> [Material provided]:

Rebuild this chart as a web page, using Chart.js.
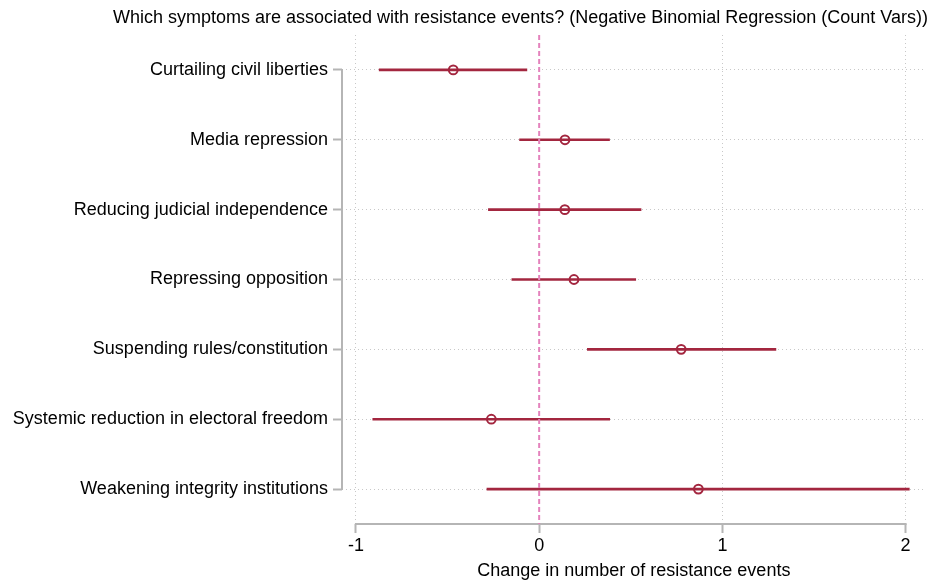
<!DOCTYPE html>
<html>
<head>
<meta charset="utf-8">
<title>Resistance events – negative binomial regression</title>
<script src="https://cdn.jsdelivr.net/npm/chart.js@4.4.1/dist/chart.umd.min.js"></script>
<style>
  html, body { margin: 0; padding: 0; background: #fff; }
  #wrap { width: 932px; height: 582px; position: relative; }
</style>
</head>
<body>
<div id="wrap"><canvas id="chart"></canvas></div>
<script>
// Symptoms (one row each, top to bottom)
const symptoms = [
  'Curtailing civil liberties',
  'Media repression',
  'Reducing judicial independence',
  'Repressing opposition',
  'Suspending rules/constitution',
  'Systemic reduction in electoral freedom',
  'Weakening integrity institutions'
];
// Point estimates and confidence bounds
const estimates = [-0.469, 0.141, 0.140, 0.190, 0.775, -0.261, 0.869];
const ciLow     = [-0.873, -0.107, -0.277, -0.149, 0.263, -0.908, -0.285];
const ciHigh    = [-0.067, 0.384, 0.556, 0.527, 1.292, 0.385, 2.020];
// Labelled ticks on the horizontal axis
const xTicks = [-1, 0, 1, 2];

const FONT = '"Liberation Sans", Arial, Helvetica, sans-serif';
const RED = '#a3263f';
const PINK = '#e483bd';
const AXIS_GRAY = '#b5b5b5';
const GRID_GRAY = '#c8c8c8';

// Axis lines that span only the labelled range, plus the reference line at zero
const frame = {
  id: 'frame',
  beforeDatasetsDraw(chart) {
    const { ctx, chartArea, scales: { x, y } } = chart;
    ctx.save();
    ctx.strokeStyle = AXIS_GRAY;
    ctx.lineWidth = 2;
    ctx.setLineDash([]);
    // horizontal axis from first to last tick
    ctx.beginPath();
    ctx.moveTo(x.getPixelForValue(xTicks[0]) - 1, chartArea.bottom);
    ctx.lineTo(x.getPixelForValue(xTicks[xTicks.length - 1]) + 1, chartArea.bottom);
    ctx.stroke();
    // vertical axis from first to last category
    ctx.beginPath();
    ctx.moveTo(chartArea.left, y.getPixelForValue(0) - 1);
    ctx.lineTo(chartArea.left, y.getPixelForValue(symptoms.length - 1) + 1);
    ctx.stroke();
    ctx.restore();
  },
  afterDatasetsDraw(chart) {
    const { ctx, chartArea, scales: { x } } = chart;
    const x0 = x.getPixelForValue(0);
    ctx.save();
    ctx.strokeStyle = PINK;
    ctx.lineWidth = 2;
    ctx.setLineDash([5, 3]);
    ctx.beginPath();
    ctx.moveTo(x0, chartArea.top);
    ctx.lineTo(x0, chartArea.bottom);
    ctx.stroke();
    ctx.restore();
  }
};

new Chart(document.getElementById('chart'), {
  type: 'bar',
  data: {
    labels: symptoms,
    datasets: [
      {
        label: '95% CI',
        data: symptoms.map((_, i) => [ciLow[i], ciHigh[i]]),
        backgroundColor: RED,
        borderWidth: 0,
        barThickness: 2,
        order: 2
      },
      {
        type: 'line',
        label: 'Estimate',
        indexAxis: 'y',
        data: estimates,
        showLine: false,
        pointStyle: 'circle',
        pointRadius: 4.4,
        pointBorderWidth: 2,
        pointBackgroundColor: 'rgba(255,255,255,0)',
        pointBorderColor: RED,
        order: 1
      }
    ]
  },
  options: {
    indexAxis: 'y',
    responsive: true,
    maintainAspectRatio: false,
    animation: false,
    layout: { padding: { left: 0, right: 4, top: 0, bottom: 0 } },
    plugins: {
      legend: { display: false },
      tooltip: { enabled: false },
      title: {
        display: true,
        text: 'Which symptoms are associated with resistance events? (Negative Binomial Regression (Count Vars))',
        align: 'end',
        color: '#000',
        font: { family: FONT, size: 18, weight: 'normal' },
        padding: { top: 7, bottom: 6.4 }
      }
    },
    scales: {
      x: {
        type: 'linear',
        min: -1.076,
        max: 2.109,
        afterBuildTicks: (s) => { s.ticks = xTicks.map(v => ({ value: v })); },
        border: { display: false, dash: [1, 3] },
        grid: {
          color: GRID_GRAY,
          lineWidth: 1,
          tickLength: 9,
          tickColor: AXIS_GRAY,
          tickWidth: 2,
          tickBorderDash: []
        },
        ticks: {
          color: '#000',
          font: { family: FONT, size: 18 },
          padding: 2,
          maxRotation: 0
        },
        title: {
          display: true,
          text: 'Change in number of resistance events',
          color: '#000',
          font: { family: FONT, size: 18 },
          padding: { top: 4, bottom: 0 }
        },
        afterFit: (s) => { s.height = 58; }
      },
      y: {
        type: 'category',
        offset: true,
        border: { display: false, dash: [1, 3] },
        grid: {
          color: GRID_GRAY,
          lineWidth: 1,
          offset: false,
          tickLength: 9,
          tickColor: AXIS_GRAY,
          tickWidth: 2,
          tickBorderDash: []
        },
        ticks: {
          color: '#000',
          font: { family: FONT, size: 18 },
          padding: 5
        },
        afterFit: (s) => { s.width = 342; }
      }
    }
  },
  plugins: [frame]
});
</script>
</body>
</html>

> [Problem]: Reproduce the listing exactly. Leave its pictures out.

> [Written reply]:
Rebuild this chart as a web page, using Chart.js.
<!DOCTYPE html>
<html>
<head>
<meta charset="utf-8">
<title>Resistance events – negative binomial regression</title>
<script src="https://cdn.jsdelivr.net/npm/chart.js@4.4.1/dist/chart.umd.min.js"></script>
<style>
  html, body { margin: 0; padding: 0; background: #fff; }
  #wrap { width: 932px; height: 582px; position: relative; }
</style>
</head>
<body>
<div id="wrap"><canvas id="chart"></canvas></div>
<script>
// Symptoms (one row each, top to bottom)
const symptoms = [
  'Curtailing civil liberties',
  'Media repression',
  'Reducing judicial independence',
  'Repressing opposition',
  'Suspending rules/constitution',
  'Systemic reduction in electoral freedom',
  'Weakening integrity institutions'
];
// Point estimates and confidence bounds
const estimates = [-0.469, 0.141, 0.140, 0.190, 0.775, -0.261, 0.869];
const ciLow     = [-0.873, -0.107, -0.277, -0.149, 0.263, -0.908, -0.285];
const ciHigh    = [-0.067, 0.384, 0.556, 0.527, 1.292, 0.385, 2.020];
// Labelled ticks on the horizontal axis
const xTicks = [-1, 0, 1, 2];

const FONT = '"Liberation Sans", Arial, Helvetica, sans-serif';
const RED = '#a3263f';
const PINK = '#e483bd';
const AXIS_GRAY = '#b5b5b5';
const GRID_GRAY = '#c8c8c8';

// Axis lines that span only the labelled range, plus the reference line at zero
const frame = {
  id: 'frame',
  beforeDatasetsDraw(chart) {
    const { ctx, chartArea, scales: { x, y } } = chart;
    ctx.save();
    ctx.strokeStyle = AXIS_GRAY;
    ctx.lineWidth = 2;
    ctx.setLineDash([]);
    // horizontal axis from first to last tick
    ctx.beginPath();
    ctx.moveTo(x.getPixelForValue(xTicks[0]) - 1, chartArea.bottom);
    ctx.lineTo(x.getPixelForValue(xTicks[xTicks.length - 1]) + 1, chartArea.bottom);
    ctx.stroke();
    // vertical axis from first to last category
    ctx.beginPath();
    ctx.moveTo(chartArea.left, y.getPixelForValue(0) - 1);
    ctx.lineTo(chartArea.left, y.getPixelForValue(symptoms.length - 1) + 1);
    ctx.stroke();
    ctx.restore();
  },
  afterDatasetsDraw(chart) {
    const { ctx, chartArea, scales: { x } } = chart;
    const x0 = x.getPixelForValue(0);
    ctx.save();
    ctx.strokeStyle = PINK;
    ctx.lineWidth = 2;
    ctx.setLineDash([5, 3]);
    ctx.beginPath();
    ctx.moveTo(x0, chartArea.top);
    ctx.lineTo(x0, chartArea.bottom);
    ctx.stroke();
    ctx.restore();
  }
};

new Chart(document.getElementById('chart'), {
  type: 'bar',
  data: {
    labels: symptoms,
    datasets: [
      {
        label: '95% CI',
        data: symptoms.map((_, i) => [ciLow[i], ciHigh[i]]),
        backgroundColor: RED,
        borderWidth: 0,
        barThickness: 2,
        order: 2
      },
      {
        type: 'line',
        label: 'Estimate',
        indexAxis: 'y',
        data: estimates,
        showLine: false,
        pointStyle: 'circle',
        pointRadius: 4.4,
        pointBorderWidth: 2,
        pointBackgroundColor: 'rgba(255,255,255,0)',
        pointBorderColor: RED,
        order: 1
      }
    ]
  },
  options: {
    indexAxis: 'y',
    responsive: true,
    maintainAspectRatio: false,
    animation: false,
    layout: { padding: { left: 0, right: 4, top: 0, bottom: 0 } },
    plugins: {
      legend: { display: false },
      tooltip: { enabled: false },
      title: {
        display: true,
        text: 'Which symptoms are associated with resistance events? (Negative Binomial Regression (Count Vars))',
        align: 'end',
        color: '#000',
        font: { family: FONT, size: 18, weight: 'normal' },
        padding: { top: 7, bottom: 6.4 }
      }
    },
    scales: {
      x: {
        type: 'linear',
        min: -1.076,
        max: 2.109,
        afterBuildTicks: (s) => { s.ticks = xTicks.map(v => ({ value: v })); },
        border: { display: false, dash: [1, 3] },
        grid: {
          color: GRID_GRAY,
          lineWidth: 1,
          tickLength: 9,
          tickColor: AXIS_GRAY,
          tickWidth: 2,
          tickBorderDash: []
        },
        ticks: {
          color: '#000',
          font: { family: FONT, size: 18 },
          padding: 2,
          maxRotation: 0
        },
        title: {
          display: true,
          text: 'Change in number of resistance events',
          color: '#000',
          font: { family: FONT, size: 18 },
          padding: { top: 4, bottom: 0 }
        },
        afterFit: (s) => { s.height = 58; }
      },
      y: {
        type: 'category',
        offset: true,
        border: { display: false, dash: [1, 3] },
        grid: {
          color: GRID_GRAY,
          lineWidth: 1,
          offset: false,
          tickLength: 9,
          tickColor: AXIS_GRAY,
          tickWidth: 2,
          tickBorderDash: []
        },
        ticks: {
          color: '#000',
          font: { family: FONT, size: 18 },
          padding: 5
        },
        afterFit: (s) => { s.width = 342; }
      }
    }
  },
  plugins: [frame]
});
</script>
</body>
</html>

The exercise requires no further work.